↓↓↓

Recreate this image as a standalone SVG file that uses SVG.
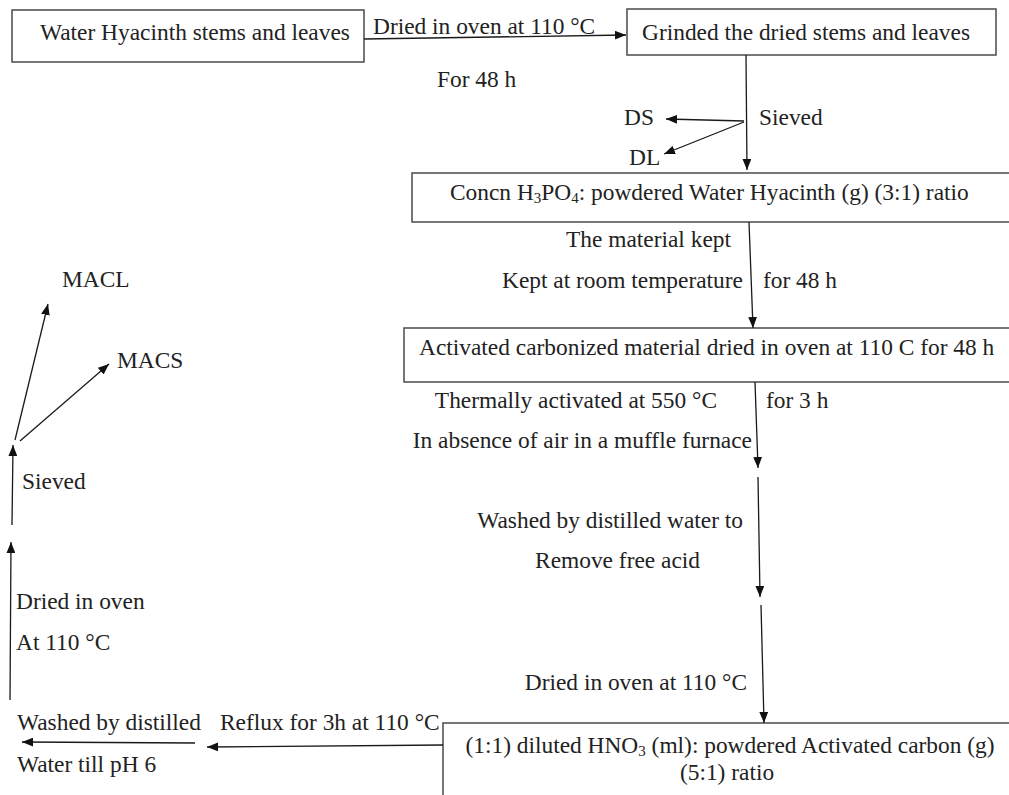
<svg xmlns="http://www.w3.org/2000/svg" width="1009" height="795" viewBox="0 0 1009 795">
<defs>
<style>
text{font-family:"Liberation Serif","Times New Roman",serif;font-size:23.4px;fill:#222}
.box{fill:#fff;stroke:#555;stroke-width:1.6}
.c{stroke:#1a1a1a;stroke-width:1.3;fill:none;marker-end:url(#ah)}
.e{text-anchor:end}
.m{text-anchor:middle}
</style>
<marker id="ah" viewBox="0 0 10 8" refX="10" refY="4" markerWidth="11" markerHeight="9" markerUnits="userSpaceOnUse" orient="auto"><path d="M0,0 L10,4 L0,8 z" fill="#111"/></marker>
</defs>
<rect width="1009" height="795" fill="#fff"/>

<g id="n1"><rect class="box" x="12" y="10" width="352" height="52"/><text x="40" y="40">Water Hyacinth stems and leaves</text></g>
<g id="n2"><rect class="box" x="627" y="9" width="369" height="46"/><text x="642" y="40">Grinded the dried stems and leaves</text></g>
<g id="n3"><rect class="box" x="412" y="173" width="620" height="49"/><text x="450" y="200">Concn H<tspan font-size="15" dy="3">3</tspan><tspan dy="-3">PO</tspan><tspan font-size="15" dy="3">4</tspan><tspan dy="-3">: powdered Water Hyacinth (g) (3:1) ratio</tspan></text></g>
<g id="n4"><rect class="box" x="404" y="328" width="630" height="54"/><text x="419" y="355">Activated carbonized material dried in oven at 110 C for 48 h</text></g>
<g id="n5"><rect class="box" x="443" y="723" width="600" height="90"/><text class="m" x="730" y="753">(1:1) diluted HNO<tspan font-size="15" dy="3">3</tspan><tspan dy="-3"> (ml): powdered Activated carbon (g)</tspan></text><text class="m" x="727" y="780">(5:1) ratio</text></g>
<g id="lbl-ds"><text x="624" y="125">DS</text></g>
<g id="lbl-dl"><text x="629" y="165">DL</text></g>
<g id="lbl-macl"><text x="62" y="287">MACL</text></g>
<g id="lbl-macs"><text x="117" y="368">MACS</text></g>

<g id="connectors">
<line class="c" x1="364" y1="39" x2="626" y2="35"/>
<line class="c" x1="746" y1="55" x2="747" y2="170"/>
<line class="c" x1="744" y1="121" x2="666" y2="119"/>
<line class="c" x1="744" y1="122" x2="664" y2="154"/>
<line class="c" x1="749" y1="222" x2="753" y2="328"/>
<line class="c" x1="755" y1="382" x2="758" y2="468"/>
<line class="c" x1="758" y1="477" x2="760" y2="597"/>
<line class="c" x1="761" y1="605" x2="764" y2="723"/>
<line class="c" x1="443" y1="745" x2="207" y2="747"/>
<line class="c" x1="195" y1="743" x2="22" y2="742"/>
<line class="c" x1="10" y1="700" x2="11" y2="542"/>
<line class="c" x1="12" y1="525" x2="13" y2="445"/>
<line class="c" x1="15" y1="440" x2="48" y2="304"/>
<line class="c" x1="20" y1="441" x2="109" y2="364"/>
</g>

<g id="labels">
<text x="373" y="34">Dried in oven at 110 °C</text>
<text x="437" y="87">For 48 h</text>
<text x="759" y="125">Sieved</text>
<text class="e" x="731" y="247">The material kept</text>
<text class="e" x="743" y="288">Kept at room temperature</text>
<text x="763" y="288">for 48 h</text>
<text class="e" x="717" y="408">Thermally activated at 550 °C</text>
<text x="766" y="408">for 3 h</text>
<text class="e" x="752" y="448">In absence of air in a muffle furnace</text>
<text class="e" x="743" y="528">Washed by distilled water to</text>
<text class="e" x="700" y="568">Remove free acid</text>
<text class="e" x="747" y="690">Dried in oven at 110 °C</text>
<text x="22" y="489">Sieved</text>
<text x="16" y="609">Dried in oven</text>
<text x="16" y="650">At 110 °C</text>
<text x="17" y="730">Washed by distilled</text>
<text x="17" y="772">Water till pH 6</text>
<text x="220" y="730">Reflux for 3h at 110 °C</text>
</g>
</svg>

↑↑↑

- Set exercise -
Keep the pictures out of the copy and write out the data exactly as it stands.

- Full answer -
Recreate this image as a standalone SVG file that uses SVG.
<svg xmlns="http://www.w3.org/2000/svg" width="1009" height="795" viewBox="0 0 1009 795">
<defs>
<style>
text{font-family:"Liberation Serif","Times New Roman",serif;font-size:23.4px;fill:#222}
.box{fill:#fff;stroke:#555;stroke-width:1.6}
.c{stroke:#1a1a1a;stroke-width:1.3;fill:none;marker-end:url(#ah)}
.e{text-anchor:end}
.m{text-anchor:middle}
</style>
<marker id="ah" viewBox="0 0 10 8" refX="10" refY="4" markerWidth="11" markerHeight="9" markerUnits="userSpaceOnUse" orient="auto"><path d="M0,0 L10,4 L0,8 z" fill="#111"/></marker>
</defs>
<rect width="1009" height="795" fill="#fff"/>

<g id="n1"><rect class="box" x="12" y="10" width="352" height="52"/><text x="40" y="40">Water Hyacinth stems and leaves</text></g>
<g id="n2"><rect class="box" x="627" y="9" width="369" height="46"/><text x="642" y="40">Grinded the dried stems and leaves</text></g>
<g id="n3"><rect class="box" x="412" y="173" width="620" height="49"/><text x="450" y="200">Concn H<tspan font-size="15" dy="3">3</tspan><tspan dy="-3">PO</tspan><tspan font-size="15" dy="3">4</tspan><tspan dy="-3">: powdered Water Hyacinth (g) (3:1) ratio</tspan></text></g>
<g id="n4"><rect class="box" x="404" y="328" width="630" height="54"/><text x="419" y="355">Activated carbonized material dried in oven at 110 C for 48 h</text></g>
<g id="n5"><rect class="box" x="443" y="723" width="600" height="90"/><text class="m" x="730" y="753">(1:1) diluted HNO<tspan font-size="15" dy="3">3</tspan><tspan dy="-3"> (ml): powdered Activated carbon (g)</tspan></text><text class="m" x="727" y="780">(5:1) ratio</text></g>
<g id="lbl-ds"><text x="624" y="125">DS</text></g>
<g id="lbl-dl"><text x="629" y="165">DL</text></g>
<g id="lbl-macl"><text x="62" y="287">MACL</text></g>
<g id="lbl-macs"><text x="117" y="368">MACS</text></g>

<g id="connectors">
<line class="c" x1="364" y1="39" x2="626" y2="35"/>
<line class="c" x1="746" y1="55" x2="747" y2="170"/>
<line class="c" x1="744" y1="121" x2="666" y2="119"/>
<line class="c" x1="744" y1="122" x2="664" y2="154"/>
<line class="c" x1="749" y1="222" x2="753" y2="328"/>
<line class="c" x1="755" y1="382" x2="758" y2="468"/>
<line class="c" x1="758" y1="477" x2="760" y2="597"/>
<line class="c" x1="761" y1="605" x2="764" y2="723"/>
<line class="c" x1="443" y1="745" x2="207" y2="747"/>
<line class="c" x1="195" y1="743" x2="22" y2="742"/>
<line class="c" x1="10" y1="700" x2="11" y2="542"/>
<line class="c" x1="12" y1="525" x2="13" y2="445"/>
<line class="c" x1="15" y1="440" x2="48" y2="304"/>
<line class="c" x1="20" y1="441" x2="109" y2="364"/>
</g>

<g id="labels">
<text x="373" y="34">Dried in oven at 110 °C</text>
<text x="437" y="87">For 48 h</text>
<text x="759" y="125">Sieved</text>
<text class="e" x="731" y="247">The material kept</text>
<text class="e" x="743" y="288">Kept at room temperature</text>
<text x="763" y="288">for 48 h</text>
<text class="e" x="717" y="408">Thermally activated at 550 °C</text>
<text x="766" y="408">for 3 h</text>
<text class="e" x="752" y="448">In absence of air in a muffle furnace</text>
<text class="e" x="743" y="528">Washed by distilled water to</text>
<text class="e" x="700" y="568">Remove free acid</text>
<text class="e" x="747" y="690">Dried in oven at 110 °C</text>
<text x="22" y="489">Sieved</text>
<text x="16" y="609">Dried in oven</text>
<text x="16" y="650">At 110 °C</text>
<text x="17" y="730">Washed by distilled</text>
<text x="17" y="772">Water till pH 6</text>
<text x="220" y="730">Reflux for 3h at 110 °C</text>
</g>
</svg>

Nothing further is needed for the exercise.